Gut realities

Today the United Nations’ Rio+20 summit formally opens in Rio de Janeiro, Brazil. About 50,000 people in all have converged on Rio for the conference and its side events. Imagine the words that will spew forth from the leaders and representatives of some 190 countries attending the summit, not to mention the reams of documents and position papers that the world’s nongovernment organizations and civil society and political groups will add to the hubbub.

But even before today’s opening, perhaps the conference’s State of the Planet address, if you will, has already been delivered. In a statement issued on the eve of Rio+20, retired South African Archbishop Desmond Tutu, now the global ambassador for Oxfam, a nonprofit organization working to end poverty in 85 countries worldwide, sketched out in stark terms why the conference cannot afford to fail: “We cannot continue to live as we do now. Climate change is threatening food production and creating more extreme weather. Fresh water is drying up. Fertile land is running out. Plants and animals are becoming extinct at alarming rates. Our seas are overexploited. Inequality is increasing as the incomes of the poorest fall even further behind those at the top, and the current economic crisis is pushing millions into deeper poverty. The lifestyles and choices made by the wealthiest threaten all our future security and prosperity, while almost a billion people go to bed hungry every night.”

When it first convened in 1992, the United Nations Conference on Environment and Development (now known as the UN Conference on Sustainable Development, or Rio+20) generated widespread hope and enthusiasm worldwide. “It captured the public’s imagination,” reported the UK Telegraph, “at a time when people were just waking up to the destruction of the rainforest, the hole in the ozone layer and loss of species.”

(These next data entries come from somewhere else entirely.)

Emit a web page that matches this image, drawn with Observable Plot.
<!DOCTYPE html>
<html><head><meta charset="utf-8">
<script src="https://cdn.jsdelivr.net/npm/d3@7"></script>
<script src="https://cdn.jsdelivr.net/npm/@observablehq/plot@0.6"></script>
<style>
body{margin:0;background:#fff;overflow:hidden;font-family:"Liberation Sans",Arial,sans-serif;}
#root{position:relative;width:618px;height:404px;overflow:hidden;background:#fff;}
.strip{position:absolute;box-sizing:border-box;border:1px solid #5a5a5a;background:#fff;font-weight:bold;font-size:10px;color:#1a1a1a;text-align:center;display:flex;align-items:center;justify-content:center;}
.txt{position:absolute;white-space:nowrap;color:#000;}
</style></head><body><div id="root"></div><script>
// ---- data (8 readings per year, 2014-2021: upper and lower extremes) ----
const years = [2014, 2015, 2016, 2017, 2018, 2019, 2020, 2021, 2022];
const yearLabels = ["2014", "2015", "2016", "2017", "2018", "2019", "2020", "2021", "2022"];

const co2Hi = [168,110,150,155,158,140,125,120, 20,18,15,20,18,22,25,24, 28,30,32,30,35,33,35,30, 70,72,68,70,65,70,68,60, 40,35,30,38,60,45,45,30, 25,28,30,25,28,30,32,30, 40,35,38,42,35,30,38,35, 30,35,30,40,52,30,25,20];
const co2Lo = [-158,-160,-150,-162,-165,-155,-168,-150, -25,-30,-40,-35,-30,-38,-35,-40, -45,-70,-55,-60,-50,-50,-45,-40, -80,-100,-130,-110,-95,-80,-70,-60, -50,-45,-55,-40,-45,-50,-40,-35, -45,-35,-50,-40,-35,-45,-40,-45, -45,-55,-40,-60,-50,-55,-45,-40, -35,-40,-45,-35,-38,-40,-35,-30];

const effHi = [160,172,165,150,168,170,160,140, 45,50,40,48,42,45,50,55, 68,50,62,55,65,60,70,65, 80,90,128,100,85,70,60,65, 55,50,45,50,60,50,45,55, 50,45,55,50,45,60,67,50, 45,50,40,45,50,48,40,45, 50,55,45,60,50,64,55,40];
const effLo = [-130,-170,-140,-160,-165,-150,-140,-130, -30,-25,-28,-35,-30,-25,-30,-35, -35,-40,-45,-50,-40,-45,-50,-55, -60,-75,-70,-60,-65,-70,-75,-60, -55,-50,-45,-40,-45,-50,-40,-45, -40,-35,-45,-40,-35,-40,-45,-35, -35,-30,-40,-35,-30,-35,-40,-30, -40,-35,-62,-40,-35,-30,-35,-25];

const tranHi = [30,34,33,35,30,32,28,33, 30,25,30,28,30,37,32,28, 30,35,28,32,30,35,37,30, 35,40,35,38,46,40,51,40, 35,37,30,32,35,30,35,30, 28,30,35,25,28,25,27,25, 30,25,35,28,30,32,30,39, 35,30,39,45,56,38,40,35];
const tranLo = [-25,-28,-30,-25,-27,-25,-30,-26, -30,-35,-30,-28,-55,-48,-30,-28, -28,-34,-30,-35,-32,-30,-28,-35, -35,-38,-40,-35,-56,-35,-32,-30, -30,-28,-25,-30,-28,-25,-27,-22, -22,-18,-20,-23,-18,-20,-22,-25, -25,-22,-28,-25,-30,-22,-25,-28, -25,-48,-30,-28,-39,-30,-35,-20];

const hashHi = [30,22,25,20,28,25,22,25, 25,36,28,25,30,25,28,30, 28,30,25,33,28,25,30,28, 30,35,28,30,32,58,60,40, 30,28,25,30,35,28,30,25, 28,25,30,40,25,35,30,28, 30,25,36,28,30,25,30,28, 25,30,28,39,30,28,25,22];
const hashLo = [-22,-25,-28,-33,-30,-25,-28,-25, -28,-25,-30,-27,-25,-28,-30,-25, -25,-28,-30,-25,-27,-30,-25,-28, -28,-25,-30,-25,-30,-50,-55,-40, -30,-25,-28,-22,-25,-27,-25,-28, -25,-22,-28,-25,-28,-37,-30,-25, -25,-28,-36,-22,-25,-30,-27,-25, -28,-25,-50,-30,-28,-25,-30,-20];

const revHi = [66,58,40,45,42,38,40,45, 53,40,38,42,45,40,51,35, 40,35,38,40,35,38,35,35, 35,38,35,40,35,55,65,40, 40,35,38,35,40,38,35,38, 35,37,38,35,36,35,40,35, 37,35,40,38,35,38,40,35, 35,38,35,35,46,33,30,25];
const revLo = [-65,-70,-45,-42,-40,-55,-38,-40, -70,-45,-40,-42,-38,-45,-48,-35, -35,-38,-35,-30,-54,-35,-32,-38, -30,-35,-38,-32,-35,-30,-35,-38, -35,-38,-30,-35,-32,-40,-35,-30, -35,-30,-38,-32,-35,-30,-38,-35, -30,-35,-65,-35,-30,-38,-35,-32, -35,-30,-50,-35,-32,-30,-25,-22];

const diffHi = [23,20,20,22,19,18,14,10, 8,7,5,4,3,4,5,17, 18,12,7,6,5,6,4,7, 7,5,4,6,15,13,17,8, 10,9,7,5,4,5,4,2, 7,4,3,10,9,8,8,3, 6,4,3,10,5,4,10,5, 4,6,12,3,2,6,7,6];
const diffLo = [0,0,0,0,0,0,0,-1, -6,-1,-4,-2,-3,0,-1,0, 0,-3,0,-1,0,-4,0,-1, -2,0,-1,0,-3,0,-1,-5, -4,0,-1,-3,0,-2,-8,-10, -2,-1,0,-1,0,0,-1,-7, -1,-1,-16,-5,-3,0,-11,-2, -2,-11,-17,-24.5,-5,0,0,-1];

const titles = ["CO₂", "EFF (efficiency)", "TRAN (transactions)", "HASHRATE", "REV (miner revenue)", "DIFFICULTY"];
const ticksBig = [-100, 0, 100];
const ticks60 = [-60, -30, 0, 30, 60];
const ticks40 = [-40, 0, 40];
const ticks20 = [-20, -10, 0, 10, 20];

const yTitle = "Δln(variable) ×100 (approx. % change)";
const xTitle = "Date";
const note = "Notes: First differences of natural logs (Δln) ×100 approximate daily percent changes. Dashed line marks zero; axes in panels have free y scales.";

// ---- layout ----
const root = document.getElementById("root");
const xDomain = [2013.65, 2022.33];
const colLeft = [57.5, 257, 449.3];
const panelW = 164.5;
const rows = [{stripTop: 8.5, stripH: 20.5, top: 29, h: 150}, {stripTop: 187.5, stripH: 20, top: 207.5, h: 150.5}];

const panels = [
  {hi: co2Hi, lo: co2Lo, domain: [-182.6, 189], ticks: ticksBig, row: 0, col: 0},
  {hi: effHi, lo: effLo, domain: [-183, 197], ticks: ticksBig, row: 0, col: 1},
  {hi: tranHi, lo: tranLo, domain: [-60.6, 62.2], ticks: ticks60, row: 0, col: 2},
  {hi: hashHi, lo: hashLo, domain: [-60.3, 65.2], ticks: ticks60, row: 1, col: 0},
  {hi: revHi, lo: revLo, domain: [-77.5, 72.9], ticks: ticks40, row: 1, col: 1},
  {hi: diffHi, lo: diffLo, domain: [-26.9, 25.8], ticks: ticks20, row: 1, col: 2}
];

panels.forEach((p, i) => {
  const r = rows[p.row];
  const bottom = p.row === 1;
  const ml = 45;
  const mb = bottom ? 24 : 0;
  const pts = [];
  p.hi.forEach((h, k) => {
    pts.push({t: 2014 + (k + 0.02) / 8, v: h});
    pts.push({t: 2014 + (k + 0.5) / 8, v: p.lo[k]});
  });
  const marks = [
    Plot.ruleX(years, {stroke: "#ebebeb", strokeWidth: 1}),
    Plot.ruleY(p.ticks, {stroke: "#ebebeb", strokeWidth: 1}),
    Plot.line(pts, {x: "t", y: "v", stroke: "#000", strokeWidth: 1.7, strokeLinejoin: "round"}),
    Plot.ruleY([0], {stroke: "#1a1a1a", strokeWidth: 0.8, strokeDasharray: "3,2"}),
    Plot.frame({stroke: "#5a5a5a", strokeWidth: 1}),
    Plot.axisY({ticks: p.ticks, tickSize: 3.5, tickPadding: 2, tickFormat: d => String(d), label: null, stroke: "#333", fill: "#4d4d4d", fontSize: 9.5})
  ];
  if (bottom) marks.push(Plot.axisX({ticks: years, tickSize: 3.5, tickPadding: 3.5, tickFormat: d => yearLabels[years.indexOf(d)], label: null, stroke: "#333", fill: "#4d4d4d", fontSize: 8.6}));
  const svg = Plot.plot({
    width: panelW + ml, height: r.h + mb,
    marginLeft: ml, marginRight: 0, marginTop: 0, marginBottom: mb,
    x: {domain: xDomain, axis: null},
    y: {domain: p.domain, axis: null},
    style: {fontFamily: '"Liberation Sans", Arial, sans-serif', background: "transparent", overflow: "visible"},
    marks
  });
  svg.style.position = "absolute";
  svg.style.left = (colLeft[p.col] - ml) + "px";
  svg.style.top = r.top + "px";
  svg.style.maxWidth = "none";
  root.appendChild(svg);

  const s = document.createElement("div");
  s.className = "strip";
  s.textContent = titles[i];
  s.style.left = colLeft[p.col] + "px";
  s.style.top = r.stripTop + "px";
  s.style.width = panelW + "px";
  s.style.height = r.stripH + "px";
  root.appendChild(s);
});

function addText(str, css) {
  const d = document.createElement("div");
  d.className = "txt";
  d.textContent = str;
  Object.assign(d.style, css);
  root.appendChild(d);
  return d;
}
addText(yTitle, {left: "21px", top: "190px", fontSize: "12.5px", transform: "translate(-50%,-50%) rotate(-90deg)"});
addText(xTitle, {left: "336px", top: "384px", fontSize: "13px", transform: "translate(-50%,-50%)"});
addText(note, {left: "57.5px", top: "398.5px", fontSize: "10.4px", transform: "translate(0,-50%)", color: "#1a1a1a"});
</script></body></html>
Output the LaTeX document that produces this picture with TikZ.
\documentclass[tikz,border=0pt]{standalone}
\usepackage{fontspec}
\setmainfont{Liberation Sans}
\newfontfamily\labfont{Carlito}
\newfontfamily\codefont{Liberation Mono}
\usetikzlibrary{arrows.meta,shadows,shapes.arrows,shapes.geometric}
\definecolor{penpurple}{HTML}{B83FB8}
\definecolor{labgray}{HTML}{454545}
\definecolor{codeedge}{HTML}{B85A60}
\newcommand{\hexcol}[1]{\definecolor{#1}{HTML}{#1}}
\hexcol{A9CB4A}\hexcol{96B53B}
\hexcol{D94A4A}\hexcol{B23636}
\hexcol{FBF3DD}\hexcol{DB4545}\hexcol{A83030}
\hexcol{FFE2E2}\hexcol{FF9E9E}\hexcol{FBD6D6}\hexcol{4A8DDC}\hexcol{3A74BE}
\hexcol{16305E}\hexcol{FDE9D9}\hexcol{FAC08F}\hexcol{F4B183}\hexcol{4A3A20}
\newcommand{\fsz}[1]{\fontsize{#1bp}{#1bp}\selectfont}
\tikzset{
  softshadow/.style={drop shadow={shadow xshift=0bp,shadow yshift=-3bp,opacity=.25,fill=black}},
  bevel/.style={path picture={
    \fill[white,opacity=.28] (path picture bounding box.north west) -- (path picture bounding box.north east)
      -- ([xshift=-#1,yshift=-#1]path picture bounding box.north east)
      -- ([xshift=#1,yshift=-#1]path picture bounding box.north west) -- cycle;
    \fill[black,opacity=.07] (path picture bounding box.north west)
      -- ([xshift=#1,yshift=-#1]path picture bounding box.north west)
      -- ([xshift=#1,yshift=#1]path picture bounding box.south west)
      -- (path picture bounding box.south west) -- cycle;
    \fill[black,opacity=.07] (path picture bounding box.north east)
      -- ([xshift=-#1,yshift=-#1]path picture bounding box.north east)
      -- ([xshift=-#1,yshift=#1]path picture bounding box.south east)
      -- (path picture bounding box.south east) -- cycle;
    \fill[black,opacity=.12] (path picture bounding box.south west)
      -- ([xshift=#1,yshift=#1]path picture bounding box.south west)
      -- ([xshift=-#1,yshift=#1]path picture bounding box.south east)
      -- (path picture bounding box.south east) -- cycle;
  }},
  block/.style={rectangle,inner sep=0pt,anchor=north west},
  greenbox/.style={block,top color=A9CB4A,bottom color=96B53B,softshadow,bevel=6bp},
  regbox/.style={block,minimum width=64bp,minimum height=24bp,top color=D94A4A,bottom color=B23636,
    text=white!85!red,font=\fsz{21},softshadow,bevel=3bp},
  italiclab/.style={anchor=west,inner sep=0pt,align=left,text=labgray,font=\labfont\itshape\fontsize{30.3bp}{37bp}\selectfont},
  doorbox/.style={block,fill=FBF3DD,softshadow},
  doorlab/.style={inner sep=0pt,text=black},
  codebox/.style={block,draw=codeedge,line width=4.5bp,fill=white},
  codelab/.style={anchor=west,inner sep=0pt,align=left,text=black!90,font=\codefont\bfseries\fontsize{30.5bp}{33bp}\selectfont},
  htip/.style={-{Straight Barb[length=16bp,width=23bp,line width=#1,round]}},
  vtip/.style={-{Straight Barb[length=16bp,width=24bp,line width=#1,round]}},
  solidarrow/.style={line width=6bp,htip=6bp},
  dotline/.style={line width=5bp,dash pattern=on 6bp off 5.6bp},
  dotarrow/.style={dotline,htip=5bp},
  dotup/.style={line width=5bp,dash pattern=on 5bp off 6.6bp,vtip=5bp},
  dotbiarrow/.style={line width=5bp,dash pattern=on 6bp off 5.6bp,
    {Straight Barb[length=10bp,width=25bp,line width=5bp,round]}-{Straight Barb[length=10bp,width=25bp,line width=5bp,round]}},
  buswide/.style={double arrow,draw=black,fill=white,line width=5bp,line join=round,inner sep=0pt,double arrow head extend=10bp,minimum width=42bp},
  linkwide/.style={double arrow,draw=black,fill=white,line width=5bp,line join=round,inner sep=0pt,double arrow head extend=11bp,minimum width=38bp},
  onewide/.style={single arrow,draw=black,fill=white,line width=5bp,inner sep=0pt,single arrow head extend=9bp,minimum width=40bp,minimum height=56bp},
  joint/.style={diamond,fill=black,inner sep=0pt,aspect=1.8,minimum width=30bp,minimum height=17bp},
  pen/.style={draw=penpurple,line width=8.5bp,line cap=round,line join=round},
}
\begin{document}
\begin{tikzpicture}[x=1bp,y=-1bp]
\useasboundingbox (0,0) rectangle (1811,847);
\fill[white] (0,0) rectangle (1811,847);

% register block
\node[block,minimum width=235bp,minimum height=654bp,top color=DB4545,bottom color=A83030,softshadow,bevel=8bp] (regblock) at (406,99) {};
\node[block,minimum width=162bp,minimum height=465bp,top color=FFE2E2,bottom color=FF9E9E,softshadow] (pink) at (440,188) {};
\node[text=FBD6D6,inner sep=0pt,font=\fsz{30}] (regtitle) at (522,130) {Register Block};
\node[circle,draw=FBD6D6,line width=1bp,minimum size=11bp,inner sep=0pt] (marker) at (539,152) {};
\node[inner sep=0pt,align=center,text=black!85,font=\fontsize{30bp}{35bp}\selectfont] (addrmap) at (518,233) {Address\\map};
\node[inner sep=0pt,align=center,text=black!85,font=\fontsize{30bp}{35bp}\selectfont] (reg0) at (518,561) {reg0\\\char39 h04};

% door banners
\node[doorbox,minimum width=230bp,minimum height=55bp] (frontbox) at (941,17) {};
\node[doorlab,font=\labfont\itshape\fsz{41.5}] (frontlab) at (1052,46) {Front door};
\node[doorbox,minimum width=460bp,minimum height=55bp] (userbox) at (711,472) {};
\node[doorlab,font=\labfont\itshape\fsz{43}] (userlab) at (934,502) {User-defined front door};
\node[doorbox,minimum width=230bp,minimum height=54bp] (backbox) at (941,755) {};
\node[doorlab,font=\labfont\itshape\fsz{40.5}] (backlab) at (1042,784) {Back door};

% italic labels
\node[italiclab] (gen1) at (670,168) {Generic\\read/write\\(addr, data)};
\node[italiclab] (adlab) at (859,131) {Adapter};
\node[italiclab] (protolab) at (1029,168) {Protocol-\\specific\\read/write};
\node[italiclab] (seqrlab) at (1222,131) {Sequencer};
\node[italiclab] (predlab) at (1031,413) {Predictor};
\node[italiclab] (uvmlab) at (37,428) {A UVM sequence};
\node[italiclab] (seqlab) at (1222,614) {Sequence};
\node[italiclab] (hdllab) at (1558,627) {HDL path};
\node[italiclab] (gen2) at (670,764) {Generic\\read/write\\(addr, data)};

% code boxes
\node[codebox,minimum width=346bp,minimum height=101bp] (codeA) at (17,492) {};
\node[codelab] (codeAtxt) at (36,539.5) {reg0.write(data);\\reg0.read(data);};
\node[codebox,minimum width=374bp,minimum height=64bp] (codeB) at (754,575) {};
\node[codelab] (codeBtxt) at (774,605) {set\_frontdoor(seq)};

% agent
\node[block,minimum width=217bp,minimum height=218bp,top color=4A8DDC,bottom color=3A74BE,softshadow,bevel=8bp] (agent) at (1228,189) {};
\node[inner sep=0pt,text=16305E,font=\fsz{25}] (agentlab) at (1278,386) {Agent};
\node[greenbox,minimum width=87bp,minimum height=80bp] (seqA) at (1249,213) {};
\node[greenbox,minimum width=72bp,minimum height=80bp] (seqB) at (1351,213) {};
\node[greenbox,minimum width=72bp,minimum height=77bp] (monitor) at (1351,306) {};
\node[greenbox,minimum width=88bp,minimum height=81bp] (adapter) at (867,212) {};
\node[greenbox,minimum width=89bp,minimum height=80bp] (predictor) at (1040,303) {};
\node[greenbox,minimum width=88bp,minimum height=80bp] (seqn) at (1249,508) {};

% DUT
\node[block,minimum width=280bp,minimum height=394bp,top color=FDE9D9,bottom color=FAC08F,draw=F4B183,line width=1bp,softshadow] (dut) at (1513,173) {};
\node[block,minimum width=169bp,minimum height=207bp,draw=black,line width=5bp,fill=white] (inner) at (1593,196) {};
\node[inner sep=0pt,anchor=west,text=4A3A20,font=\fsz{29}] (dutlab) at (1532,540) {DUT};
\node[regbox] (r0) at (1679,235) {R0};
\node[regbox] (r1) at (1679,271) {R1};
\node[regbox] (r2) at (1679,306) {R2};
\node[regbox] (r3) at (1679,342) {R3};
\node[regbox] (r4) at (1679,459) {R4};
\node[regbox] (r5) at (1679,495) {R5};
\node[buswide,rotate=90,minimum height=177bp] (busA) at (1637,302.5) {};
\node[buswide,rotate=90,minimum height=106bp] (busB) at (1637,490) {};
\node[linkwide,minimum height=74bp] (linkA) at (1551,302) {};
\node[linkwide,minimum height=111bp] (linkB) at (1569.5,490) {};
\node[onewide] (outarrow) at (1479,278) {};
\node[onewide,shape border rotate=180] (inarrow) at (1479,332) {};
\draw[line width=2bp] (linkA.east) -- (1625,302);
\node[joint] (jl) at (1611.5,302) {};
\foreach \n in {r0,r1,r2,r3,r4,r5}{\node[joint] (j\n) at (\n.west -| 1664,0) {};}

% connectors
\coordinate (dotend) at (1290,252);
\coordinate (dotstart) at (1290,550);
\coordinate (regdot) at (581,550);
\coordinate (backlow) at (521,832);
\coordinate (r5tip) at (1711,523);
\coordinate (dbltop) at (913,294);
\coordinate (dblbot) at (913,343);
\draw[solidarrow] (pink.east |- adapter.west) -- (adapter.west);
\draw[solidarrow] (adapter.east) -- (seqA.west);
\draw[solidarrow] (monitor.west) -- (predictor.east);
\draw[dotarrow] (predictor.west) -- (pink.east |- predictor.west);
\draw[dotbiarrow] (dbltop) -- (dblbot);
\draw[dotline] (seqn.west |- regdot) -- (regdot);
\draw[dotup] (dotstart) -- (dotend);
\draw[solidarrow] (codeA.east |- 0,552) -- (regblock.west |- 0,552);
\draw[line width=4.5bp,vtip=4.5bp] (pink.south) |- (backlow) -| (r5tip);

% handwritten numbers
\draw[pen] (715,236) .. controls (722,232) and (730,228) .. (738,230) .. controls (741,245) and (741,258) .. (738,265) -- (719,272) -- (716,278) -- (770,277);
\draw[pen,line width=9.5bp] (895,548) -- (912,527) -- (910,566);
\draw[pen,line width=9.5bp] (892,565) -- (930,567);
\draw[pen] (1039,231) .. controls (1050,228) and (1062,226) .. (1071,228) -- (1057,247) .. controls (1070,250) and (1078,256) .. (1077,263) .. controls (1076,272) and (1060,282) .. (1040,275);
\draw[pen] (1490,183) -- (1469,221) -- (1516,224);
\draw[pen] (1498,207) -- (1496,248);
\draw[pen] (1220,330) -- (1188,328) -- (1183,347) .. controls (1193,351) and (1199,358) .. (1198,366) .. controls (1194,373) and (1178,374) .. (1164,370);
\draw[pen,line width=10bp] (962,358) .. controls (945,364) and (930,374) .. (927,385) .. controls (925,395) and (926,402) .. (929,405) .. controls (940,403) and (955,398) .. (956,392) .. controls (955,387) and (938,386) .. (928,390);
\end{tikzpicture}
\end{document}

But 20 years thence, the outlook is grim. The most recent Living Planet Report by the World Wildlife Fund says the environment has gotten much worse. In host country Brazil alone, 30 million hectares of rainforest have been wiped out. Carbon emissions have increased 40 percent worldwide in the last two decades, one in six people remains undernourished, and global demand for natural resources has doubled since 1996—“50 percent higher than the regenerative capacity of the planet.” Meanwhile, from the current 7 billion, the global population is expected to rise to 9 billion by 2050. Without a change in the way food, water, energy, economic opportunity and the like are generated and distributed among the world’s people, “we may be heading toward the end—the end of our future,” warns UN Secretary General Ban ki-Moon.

The Philippines need not look far to confirm just how urgent and serious the situation is. The country is in urgent need of rebooting its own economic and social development blueprint, to grapple with realities that include, at gut level, appalling hunger in some 4.8 million Filipino families, or about 1 in 4. Add to crushing poverty such other national ills as homelessness and displacement due to war and economic want, a weak law-and-order environment, continually shrinking forests and watersheds, cities fraying for lack of central planning, and, on top of all these—a dysfunctional political system that, like the larger global setup confronting Rio+20, inordinately tilts toward the rich and powerful.

None of that, however, seems to have made it to the report prepared for Rio+20 by the Philippine Council for Sustainable Development (the body formed by then President Fidel Ramos to track and implement the Philippines’ commitments under the 1992 conference). The report posted online is bereft of concrete data showing how the country has held up, if ever, in the last 20 years. But it is brimming with lines like this: “The Philippine Agenda 21 or PA21 … [has] people and human potential at its core. This emphasis on human development made the Philippine approach ecologically balanced and people-centered, reinforced by the values of peace, social justice, respect for gender, culture, morals and spirituality, participatory democracy, individual freedoms, and holistic science.”

The Philippines, in short, appears to be going to Rio with spin. If the country is even half as serious about tackling its deep-rooted problems and, in solidarity with the goals of the world community, finding long-term solutions that will help forge a better, more equitable future for its citizens, then it should ditch the shibboleths and equip itself with something basic: honesty.